Co-working operators in India leased more than 1.2 million square feet of office space in 2016, according to a report by Colliers International. While this accounted for only 3 percent of the overall leasing volume, the property consultant predicts that co-working operators will lease 8-9 million square feet of office space by 2020. So what are the implications for the commercial property market as larger companies ditch traditional offices and move into co-working spaces ?

On the one hand, the demand for commercial real estate will soften, given the “inherent inefficiencies” in the market, says Samdariya, referring to the hefty security deposits and inflexible long-term leases that landlords lock tenants into. But on the other hand, as startups, small- and mid-sized companies and non-institutional offices move into previously-out-of-bounds Grade A offices, thanks to the co-working phenomenon, they will pump up the demand. “Overall, I see this as a positive for the commercial real estate market,” Samdariya adds.

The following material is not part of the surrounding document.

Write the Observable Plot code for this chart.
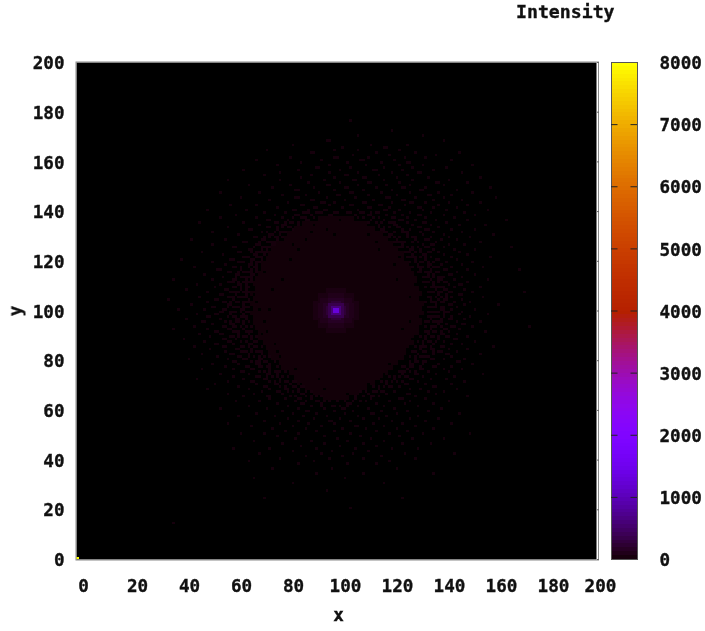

Sure enough, WeWork, Awfis and The Hive point out that they have all achieved 90 percent-plus occupancy at their facilities prompting them to rapidly expand to new cities. But there will never be a complete shift to co-working. Established companies won’t give up their headquarters for shared workspaces, instead using the latter for sales, technical or other functions. Yet companies will want the cool vibe that co-working offers in their headquarters. “Companies are aware that they have to create an environment that employees enjoy coming to every day,” says Virwani, adding that WeWork India is already speaking to companies across Bengaluru, Mumbai and Delhi where they will go into their premises and create such a setting.

Ramani also sees this as a trend going forward. “After all,” he says, “office management is in our DNA.”